DAZ aktuell

Noch kein Beschluss zum Zweitmeinungsverfahren

BERLIN (ks). Der Gemeinsame Bundesausschuss (G-BA) hat seine für die vergangene Woche geplante Entscheidung über das sogenannte Zweitmeinungsverfahren vertagt. Grund seien Unstimmigkeiten über die Umsetzung des Verfahrens im stationären Bereich, erklärte der G-BA-Vorsitzende Dr. Rainer Hess am 19. September in Berlin. Beim Bundesverband der Pharmazeutischen Industrie (BPI) befürchtet man durch die Verzögerung eine Verschlechterung der Versorgung von Patienten mit seltenen Krankheiten.

Nach § 73d SGB V soll bei der Verordnung von Spezialpräparaten mit hohen Jahrestherapiekosten oder erheblichem Risikopotenzial eine Abstimmung des behandelnden Arztes mit einem Zweitmeinungsarzt ("Arzt für besondere Arzneimitteltherapie") erfolgen. Der G-BA hat die diesbezüglichen Einzelheiten in den Arzneimittel-Richtlinien zu bestimmen. Doch es gibt noch einige offene Fragen zu klären, etwa wie die Arzneimittelversorgung an der Schnittstelle Krankenhaus/ambulanter Bereich vergütet werden soll und welche Qualitätsanforderungen an die Zweitmeinungsärzte zu stellen sind. Wie Hess erklärte, soll jedoch in den nächsten vier Wochen eine Einigung erzielt und das Zweitmeinungsverfahren in der Oktobersitzung des G-BA beschlossen werden. Es zeichne sich bereits eine Kompromisslösung ab, sagte Hess, ohne Details zu nennen. Dringlichkeit besteht jedenfalls: Die konkrete Umsetzung des Verfahrens muss nach den gesetzlichen Vorgaben bis spätestens 31. Dezember 2008 erfolgen.
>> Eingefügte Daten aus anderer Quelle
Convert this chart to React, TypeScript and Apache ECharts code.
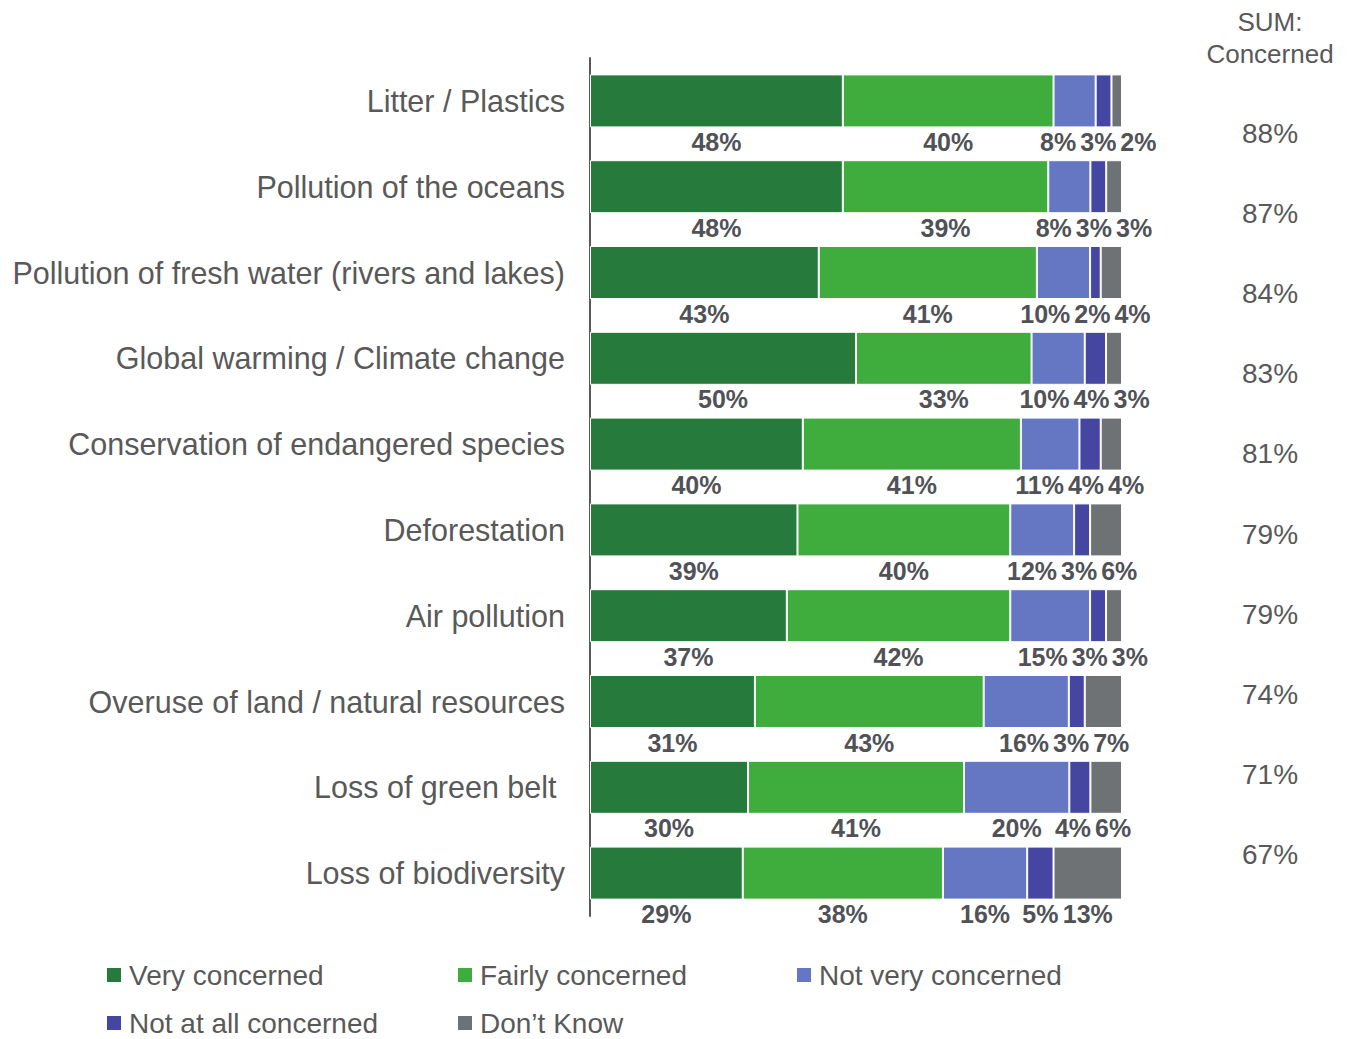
import React, { useEffect, useRef } from "react";
import * as echarts from "echarts";

// Survey topics, top to bottom
const categories = [
  "Litter / Plastics",
  "Pollution of the oceans",
  "Pollution of fresh water (rivers and lakes)",
  "Global warming / Climate change",
  "Conservation of endangered species",
  "Deforestation",
  "Air pollution",
  "Overuse of land / natural resources",
  "Loss of green belt ",
  "Loss of biodiversity",
];

const seriesNames = [
  "Very concerned",
  "Fairly concerned",
  "Not very concerned",
  "Not at all concerned",
  "Don\u2019t Know",
];

// Percentages per answer, one entry per topic
const veryConcerned = [48, 48, 43, 50, 40, 39, 37, 31, 30, 29];
const fairlyConcerned = [40, 39, 41, 33, 41, 40, 42, 43, 41, 38];
const notVeryConcerned = [8, 8, 10, 10, 11, 12, 15, 16, 20, 16];
const notAtAllConcerned = [3, 3, 2, 4, 4, 3, 3, 3, 4, 5];
const dontKnow = [2, 3, 4, 3, 4, 6, 3, 7, 6, 13];

// "SUM: Concerned" column
const sumConcerned = ["88%", "87%", "84%", "83%", "81%", "79%", "79%", "74%", "71%", "67%"];

const colors = ["#267a3b", "#3fac3e", "#6577c2", "#4545a2", "#6e7275"];
const textColor = "#595959";
const labelColor = "#505257";
const fontFamily = "'Liberation Sans', Arial, sans-serif";

const GRID_LEFT = 590;
const GRID_RIGHT = 225;
const CHART_W = 1347;
const LABEL_FONT = 25;
const LABEL_GAP = 4;

// width of a bold value label in pixels
function measure(text: string): number {
  const c = document.createElement("canvas").getContext("2d");
  if (!c) return text.length * LABEL_FONT * 0.6;
  c.font = `bold ${LABEL_FONT}px 'Liberation Sans', Arial, sans-serif`;
  return c.measureText(text).width;
}

// Spread the value labels of one bar so they don't collide:
// overlapping labels are merged into clusters centred on their segments.
function dodge(centers: number[], widths: number[]): number[] {
  type Cluster = { idx: number[]; start: number; width: number };
  const clusters: Cluster[] = [];
  const place = (c: Cluster) => {
    const mean = c.idx.reduce((s, i) => s + centers[i], 0) / c.idx.length;
    let acc = 0;
    const offs: number[] = [];
    c.idx.forEach((i, k) => {
      offs.push(acc + widths[i] / 2);
      acc += widths[i] + (k < c.idx.length - 1 ? LABEL_GAP : 0);
    });
    c.width = acc;
    // keep the group's average label centre at the average segment centre
    const meanOff = offs.reduce((s, o) => s + o, 0) / offs.length;
    c.start = mean - meanOff;
  };
  centers.forEach((_, i) => {
    const c: Cluster = { idx: [i], start: 0, width: 0 };
    place(c);
    clusters.push(c);
    while (clusters.length > 1) {
      const a = clusters[clusters.length - 2];
      const b = clusters[clusters.length - 1];
      if (a.start + a.width + LABEL_GAP > b.start) {
        clusters.pop();
        a.idx = a.idx.concat(b.idx);
        place(a);
      } else break;
    }
  });
  const out: number[] = new Array(centers.length);
  clusters.forEach((c) => {
    let x = c.start;
    c.idx.forEach((i) => {
      out[i] = x + widths[i] / 2;
      x += widths[i] + LABEL_GAP;
    });
  });
  return out;
}

export default function App() {
  const ref = useRef<HTMLDivElement>(null);

  useEffect(() => {
    document.body.style.margin = "0";
    if (!ref.current) return;
    const chart = echarts.init(ref.current, undefined, { renderer: "svg" });

    const rows = [veryConcerned, fairlyConcerned, notVeryConcerned, notAtAllConcerned, dontKnow];
    // each bar is scaled to fill 100%
    const totals = categories.map((_, i) => rows.reduce((s, r) => s + r[i], 0));
    const plotW = CHART_W - GRID_LEFT - GRID_RIGHT;

    // horizontal shift of each value label, per series and topic
    const shifts = rows.map(() => new Array(categories.length).fill(0));
    categories.forEach((_, i) => {
      let cum = 0;
      const centers: number[] = [];
      const widths: number[] = [];
      rows.forEach((r) => {
        const w = (r[i] / totals[i]) * plotW;
        centers.push(cum + w / 2);
        cum += w;
        widths.push(measure(r[i] + "%"));
      });
      const placed = dodge(centers, widths);
      rows.forEach((_, k) => {
        shifts[k][i] = placed[k] - centers[k];
      });
    });

    const series = rows.map((vals, k) => ({
      name: seriesNames[k],
      type: "bar",
      stack: "total",
      barWidth: 53,
      itemStyle: { color: colors[k], borderColor: "#ffffff", borderWidth: 1 },
      label: {
        show: true,
        position: "bottom",
        distance: 2,
        color: labelColor,
        fontSize: LABEL_FONT,
        fontWeight: "bold",
        fontFamily,
        formatter: (p: any) => p.data.raw + "%",
      },
      data: vals.map((v, i) => ({
        value: (v / totals[i]) * 100,
        raw: v,
        label: { offset: [shifts[k][i], 0] },
      })),
    }));

    const sumTexts = sumConcerned.map((s, i) => ({
      type: "text",
      x: 1270,
      y: 133 + i * 80.2,
      style: {
        text: s,
        textAlign: "center",
        textVerticalAlign: "middle",
        fill: textColor,
        fontSize: 28,
        fontFamily,
      },
    }));

    const legendBase = {
      orient: "vertical",
      icon: "rect",
      itemWidth: 16,
      itemHeight: 16,
      itemGap: 20,
      padding: 0,
      top: 961,
      height: 76,
      textStyle: { color: textColor, fontSize: 28, lineHeight: 28, fontFamily, padding: [0, 0, 0, 2] },
    };

    chart.setOption({
      animation: false,
      color: colors,
      textStyle: { fontFamily },
      legend: [
        { ...legendBase, left: 105, data: [seriesNames[0], seriesNames[3]] },
        { ...legendBase, left: 456, data: [seriesNames[1], seriesNames[4]] },
        { ...legendBase, left: 795, data: [seriesNames[2]] },
      ],
      grid: { left: GRID_LEFT, right: GRID_RIGHT, top: 58, height: 858 },
      xAxis: {
        type: "value",
        min: 0,
        max: 100,
        show: false,
      },
      yAxis: {
        type: "category",
        inverse: true,
        data: categories,
        axisLine: { show: true, lineStyle: { color: "#595959", width: 2 } },
        axisTick: { show: false },
        axisLabel: {
          color: textColor,
          fontSize: 30.5,
          fontFamily,
          margin: 25,
          verticalAlign: "middle",
          padding: [0, 0, 5, 0],
        },
      },
      series,
      graphic: [
        {
          type: "text",
          x: 1270,
          y: 38,
          style: {
            text: "SUM:\nConcerned",
            textAlign: "center",
            textVerticalAlign: "middle",
            fill: textColor,
            fontSize: 26,
            lineHeight: 32,
            fontFamily,
          },
        },
        ...sumTexts,
      ],
    });

    return () => chart.dispose();
  }, []);

  return <div ref={ref} style={{ width: 1347, height: 1039 }} />;
}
Die stellvertretende BPI-Hauptgeschäftsführerin Prof. Dr. Barbara Sickmüller monierte, dass sich der G-BA bislang "lediglich mit technischen Fragen auseinandergesetzt und die im Stellungnahmeverfahren vorgebrachten Kritikpunkte in der Diskussion nicht berücksichtigt" habe. Deshalb befürchtet man beim BPI nun, dass Behandlungen verzögert und mit zusätzlichen bürokratischen Hürden erschwert werden. Aus Sicht des Verbandes ist das Zweitmeinungsverfahren grundsätzlich nur dann sinnvoll, wenn Alternativtherapien zur Verfügung stehen. Dies sei bei Arzneimitteln gegen seltene Erkrankungen nicht der Fall. "Es drängt sich der Verdacht auf, dass hier ein Werkzeug installiert werden soll, um Patienten den Zugang zu diesen Arzneimitteln zu erschweren. Orphan Drugs gehören nicht in das Zweitmeinungsverfahren", betonte Sickmüller.